A BAHAMIAN hotel worker who slipped near a swimming pool before undergoing major spinal surgery has lost his final appeal in London, with the Privy Council ruling that his employer was not negligent and that his dismissal claim was too poorly pleaded to succeed.

In a new judgment, the Board dismissed the appeal brought by Tyson Strachan against Albany Resort Operator Ltd, bringing to an end a legal fight that began more than a decade after a workplace accident at the Albany resort on New Providence.

The ruling closes the door on two claims. One alleged that Albany failed to provide a safe place of work after Mr Strachan slipped on wet tiles while on duty. The other argued that he was unfairly disengaged from his employment while on sick leave.

The judges accepted that Mr Strachan had been injured in the fall and rejected earlier findings that he had failed to prove any damage at all. They said his unchallenged evidence showed that he suffered at least significant soft-tissue injuries to his neck and back, requiring hospitalisation and physiotherapy.

But the Board was clear that injury alone was not enough.

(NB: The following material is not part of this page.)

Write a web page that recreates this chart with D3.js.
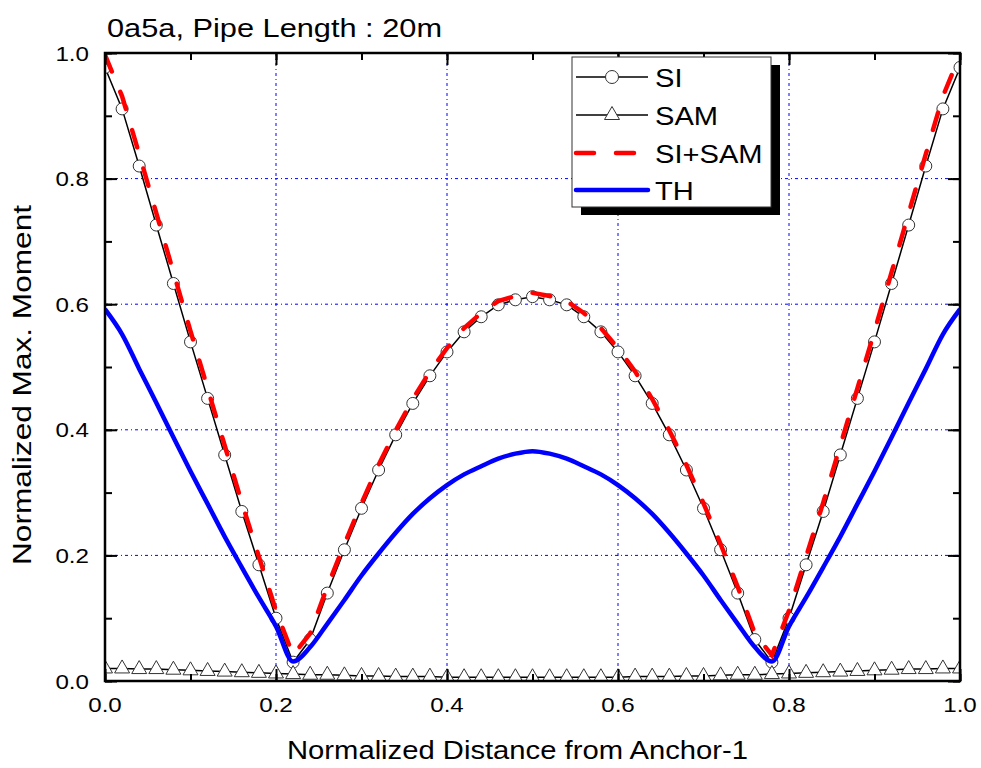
<!DOCTYPE html>
<html>
<head>
<meta charset="utf-8">
<script src="https://cdn.jsdelivr.net/npm/d3@7"></script>
<style>
  body { margin: 0; background: #fff; }
  svg { display: block; }
  text { font-family: "Liberation Sans", Arial, sans-serif; fill: #000; }
</style>
</head>
<body>
<svg id="chart" width="981" height="768"></svg>
<script>
// Normalized distance along the pipe (station positions)
const distance = [0.00, 0.02, 0.04, 0.06, 0.08, 0.10, 0.12, 0.14, 0.16, 0.18,
  0.20, 0.22, 0.24, 0.26, 0.28, 0.30, 0.32, 0.34, 0.36, 0.38,
  0.40, 0.42, 0.44, 0.46, 0.48, 0.50, 0.52, 0.54, 0.56, 0.58,
  0.60, 0.62, 0.64, 0.66, 0.68, 0.70, 0.72, 0.74, 0.76, 0.78,
  0.80, 0.82, 0.84, 0.86, 0.88, 0.90, 0.92, 0.94, 0.96, 0.98, 1.00];

// Normalized max. moment for each method
const si = [0.977, 0.911, 0.820, 0.726, 0.633, 0.540, 0.450, 0.360, 0.270, 0.185,
  0.100, 0.030, 0.066, 0.140, 0.209, 0.275, 0.336, 0.392, 0.442, 0.486,
  0.524, 0.556, 0.580, 0.599, 0.607, 0.612, 0.607, 0.599, 0.580, 0.556,
  0.524, 0.486, 0.442, 0.392, 0.336, 0.275, 0.209, 0.140, 0.066, 0.030,
  0.100, 0.185, 0.270, 0.360, 0.450, 0.540, 0.633, 0.726, 0.820, 0.911, 0.977];

const sam = [0.020, 0.020, 0.019, 0.019, 0.018, 0.017, 0.016, 0.015, 0.014, 0.013,
  0.012, 0.011, 0.010, 0.010, 0.009, 0.008, 0.008, 0.007, 0.007, 0.007,
  0.006, 0.006, 0.006, 0.006, 0.006, 0.006, 0.006, 0.006, 0.006, 0.006,
  0.006, 0.007, 0.007, 0.007, 0.008, 0.008, 0.009, 0.010, 0.010, 0.011,
  0.012, 0.013, 0.014, 0.015, 0.016, 0.017, 0.018, 0.019, 0.019, 0.020, 0.020];

const siSam = [0.997, 0.931, 0.839, 0.745, 0.651, 0.557, 0.466, 0.375, 0.284, 0.198,
  0.112, 0.041, 0.076, 0.150, 0.218, 0.283, 0.344, 0.399, 0.449, 0.493,
  0.530, 0.562, 0.586, 0.605, 0.613, 0.618, 0.613, 0.605, 0.586, 0.562,
  0.530, 0.493, 0.449, 0.399, 0.344, 0.283, 0.218, 0.150, 0.076, 0.041,
  0.112, 0.198, 0.284, 0.375, 0.466, 0.557, 0.651, 0.745, 0.839, 0.931, 0.997];

const th = [0.592, 0.552, 0.497, 0.443, 0.388, 0.334, 0.282, 0.230, 0.181, 0.133,
  0.087, 0.031, 0.054, 0.091, 0.129, 0.168, 0.203, 0.236, 0.266, 0.291,
  0.312, 0.329, 0.342, 0.354, 0.362, 0.366, 0.362, 0.354, 0.342, 0.329,
  0.312, 0.291, 0.266, 0.236, 0.203, 0.168, 0.129, 0.091, 0.054, 0.031,
  0.087, 0.133, 0.181, 0.230, 0.282, 0.334, 0.388, 0.443, 0.497, 0.552, 0.592];

const xTickLabels = ["0.0", "0.2", "0.4", "0.6", "0.8", "1.0"];
const yTickLabels = ["0.0", "0.2", "0.4", "0.6", "0.8", "1.0"];
const seriesNames = ["SI", "SAM", "SI+SAM", "TH"];
const chartTitle = "0a5a, Pipe Length : 20m";
const xAxisTitle = "Normalized Distance from Anchor-1";
const yAxisTitle = "Normalized Max. Moment";

const svg = d3.select("#chart");
const plotLeft = 105, plotRight = 960, plotTop = 53, plotBottom = 681;

const x = d3.scaleLinear().domain([0, 1]).range([plotLeft, plotRight]);
const y = d3.scaleLinear().domain([0, 1]).range([plotBottom, plotTop]);

const majorX = x.ticks(5), minorX = x.ticks(10);
const majorY = y.ticks(5), minorY = y.ticks(10);

// dotted blue grid at inner major ticks
const grid = svg.append("g")
  .attr("stroke", "#0000ff").attr("stroke-width", 1)
  .attr("stroke-dasharray", "3,3,1,3");
grid.selectAll("line.gx").data(majorX.slice(1, -1)).join("line")
  .attr("x1", d => x(d)).attr("x2", d => x(d))
  .attr("y1", plotTop).attr("y2", plotBottom);
grid.selectAll("line.gy").data(majorY.slice(1, -1)).join("line")
  .attr("y1", d => y(d)).attr("y2", d => y(d))
  .attr("x1", plotLeft).attr("x2", plotRight);

// data layers clipped to the frame
svg.append("clipPath").attr("id", "plotClip")
  .append("rect").attr("x", plotLeft).attr("y", plotTop)
  .attr("width", plotRight - plotLeft).attr("height", plotBottom - plotTop);
const plot = svg.append("g").attr("clip-path", "url(#plotClip)");

const rows = distance.map((d, i) => ({ d, si: si[i], sam: sam[i], siSam: siSam[i], th: th[i] }));
const lineOf = key => d3.line().x(r => x(r.d)).y(r => y(r[key]));
const triangle = "M0,-8.5L7.5,4.5L-7.5,4.5Z";

// SI
plot.append("path").datum(rows).attr("d", lineOf("si"))
  .attr("fill", "none").attr("stroke", "#000").attr("stroke-width", 1.5);
plot.selectAll("circle.si").data(rows).join("circle")
  .attr("cx", r => x(r.d)).attr("cy", r => y(r.si)).attr("r", 6)
  .attr("fill", "#fff").attr("stroke", "#333").attr("stroke-width", 1);

// SAM
plot.append("path").datum(rows).attr("d", lineOf("sam"))
  .attr("fill", "none").attr("stroke", "#000").attr("stroke-width", 1.5);
plot.selectAll("path.sam").data(rows).join("path")
  .attr("d", triangle)
  .attr("transform", r => `translate(${x(r.d)},${y(r.sam)})`)
  .attr("fill", "#fff").attr("stroke", "#333").attr("stroke-width", 1);

// SI+SAM
plot.append("path").datum(rows).attr("d", lineOf("siSam"))
  .attr("fill", "none").attr("stroke", "#ff0000").attr("stroke-width", 4.5)
  .attr("stroke-linecap", "round").attr("stroke-dasharray", "18,22");

// TH
plot.append("path").datum(rows)
  .attr("d", d3.line().x(r => x(r.d)).y(r => y(r.th)).curve(d3.curveMonotoneX))
  .attr("fill", "none").attr("stroke", "#0000ff").attr("stroke-width", 4.5)
  .attr("stroke-linejoin", "round");

// inward ticks on all four sides
function ticks(axisFn, values, size, transform) {
  const g = svg.append("g").attr("transform", transform)
    .call(axisFn.tickValues(values).tickSize(-size).tickFormat(""));
  g.select(".domain").remove();
  g.selectAll(".tick line").attr("stroke", "#000").attr("stroke-width", 2);
}
ticks(d3.axisBottom(x), minorX, 7, `translate(0,${plotBottom})`);
ticks(d3.axisBottom(x), majorX, 12, `translate(0,${plotBottom})`);
ticks(d3.axisTop(x), minorX, 7, `translate(0,${plotTop})`);
ticks(d3.axisTop(x), majorX, 12, `translate(0,${plotTop})`);
ticks(d3.axisLeft(y), minorY, 7, `translate(${plotLeft},0)`);
ticks(d3.axisLeft(y), majorY, 12, `translate(${plotLeft},0)`);
ticks(d3.axisRight(y), minorY, 7, `translate(${plotRight},0)`);
ticks(d3.axisRight(y), majorY, 12, `translate(${plotRight},0)`);

// frame
svg.append("rect").attr("x", plotLeft).attr("y", plotTop)
  .attr("width", plotRight - plotLeft).attr("height", plotBottom - plotTop)
  .attr("fill", "none").attr("stroke", "#000").attr("stroke-width", 2.5);

// tick labels
const labelStretch = 1.15;
svg.selectAll("text.xl").data(majorX).join("text")
  .attr("transform", (d) => `translate(${x(d)},712) scale(${labelStretch},1)`)
  .attr("text-anchor", "middle").attr("font-size", 21)
  .text((d, i) => xTickLabels[i]);
svg.selectAll("text.yl").data(majorY).join("text")
  .attr("transform", (d) => `translate(89,${y(d) + 7.5}) scale(${labelStretch},1)`)
  .attr("text-anchor", "end").attr("font-size", 21)
  .text((d, i) => yTickLabels[i]);

// titles
svg.append("text").attr("x", 107).attr("y", 37).attr("font-size", 26)
  .attr("textLength", 335).attr("lengthAdjust", "spacingAndGlyphs")
  .text(chartTitle);
svg.append("text").attr("x", (plotLeft + plotRight) / 2 - 15).attr("y", 759)
  .attr("text-anchor", "middle").attr("font-size", 26)
  .attr("textLength", 461).attr("lengthAdjust", "spacingAndGlyphs")
  .text(xAxisTitle);
svg.append("text").attr("transform", "translate(31,385) rotate(-90)")
  .attr("text-anchor", "middle").attr("font-size", 26)
  .attr("textLength", 360).attr("lengthAdjust", "spacingAndGlyphs")
  .text(yAxisTitle);

// legend
const lg = svg.append("g");
lg.append("rect").attr("x", 581).attr("y", 65).attr("width", 199).attr("height", 150).attr("fill", "#000");
lg.append("rect").attr("x", 572).attr("y", 57).attr("width", 199).attr("height", 150)
  .attr("fill", "#fff").attr("stroke", "#333").attr("stroke-width", 1);
const rowY = [77, 115, 153, 190];
const sx1 = 576, sx2 = 648, mx = 612;
lg.append("line").attr("x1", sx1).attr("x2", sx2).attr("y1", rowY[0]).attr("y2", rowY[0])
  .attr("stroke", "#000").attr("stroke-width", 1.5);
lg.append("circle").attr("cx", mx).attr("cy", rowY[0]).attr("r", 6.5)
  .attr("fill", "#fff").attr("stroke", "#333");
lg.append("line").attr("x1", sx1).attr("x2", sx2).attr("y1", rowY[1]).attr("y2", rowY[1])
  .attr("stroke", "#000").attr("stroke-width", 1.5);
lg.append("path").attr("d", triangle).attr("transform", `translate(${mx},${rowY[1]})`)
  .attr("fill", "#fff").attr("stroke", "#333");
lg.append("line").attr("x1", sx1).attr("x2", sx2).attr("y1", rowY[2]).attr("y2", rowY[2])
  .attr("stroke", "#ff0000").attr("stroke-width", 4.5)
  .attr("stroke-linecap", "round").attr("stroke-dasharray", "18,22");
lg.append("line").attr("x1", sx1).attr("x2", sx2).attr("y1", rowY[3]).attr("y2", rowY[3])
  .attr("stroke", "#0000ff").attr("stroke-width", 4.5).attr("stroke-linecap", "round");
lg.selectAll("text").data(seriesNames).join("text")
  .attr("transform", (d, i) => `translate(655,${rowY[i] + 9.5}) scale(1.12,1)`)
  .attr("font-size", 26).text(d => d);
</script>
</body>
</html>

On the evidence, they said, the presence of water near the pool area did not arise from any lack of care on the part of the resort. The tiles where Mr Strachan was found to have slipped were rough-textured sandstone, designed to reduce the risk of slipping when wet. There was no proof they were unsuitable, nor any evidence that Albany or another employee had negligently caused or ignored a hazard.

The only explanation offered at trial for the wet surface was rain earlier that morning. There was no evidence about how long the tiles had been wet, whether other staff had been in the area, or whether warning signs were reasonably required for outdoor poolside tiles designed to cope with water. Mr Strachan himself, whose job included checking for slipping hazards, said he had not noticed any water despite repeatedly crossing the same spot moments before he fell.

In those circumstances, the Board said, the trial judge was entitled to find that the accident was not the result of negligence. The Court of Appeal had been right to uphold that conclusion.

The appeal also failed on Mr Strachan’s claim that he had been unfairly disengaged from his employment after the accident.

The Board described that claim as wholly inadequate from the start. His pleadings did not explain whether he was alleging a breach of contract, a statutory unfair dismissal, or a claim for lost earnings. They did not identify what made the termination unfair or what remedy he sought.

By the time the case reached London, his lawyers clarified that the claim was a common-law breach of contract argument. They accepted that, absent special terms, an employer was entitled to terminate employment by giving notice or paying in lieu.

Albany had done just that. In a termination letter dated December 2 2013, the company said it was acting in compliance with the Employment Act and enclosed a cheque covering vacation pay, notice pay and severance, described as “FULL AND FINAL SETTLEMENT” of Mr Strachan’s employment.

His counsel argued that the termination was communicated months later and that the payments might not have covered the entire period or associated benefits such as medical insurance. But the Board said those points were never properly raised or supported by evidence at trial.

Mr Strachan did not calculate what additional sums he claimed, did not seek discovery to clarify them, and did not give evidence that the payments were inadequate. Even before the Privy Council, his lawyers could not say what notice entitlement he was owed.

The claim, the judges said, remained opaque and unparticularised throughout.

“It is elementary that a claim must be particularised and there must be evidence to support it,” the Board held, agreeing with both the trial judge and the Court of Appeal that the dismissal claim could not succeed.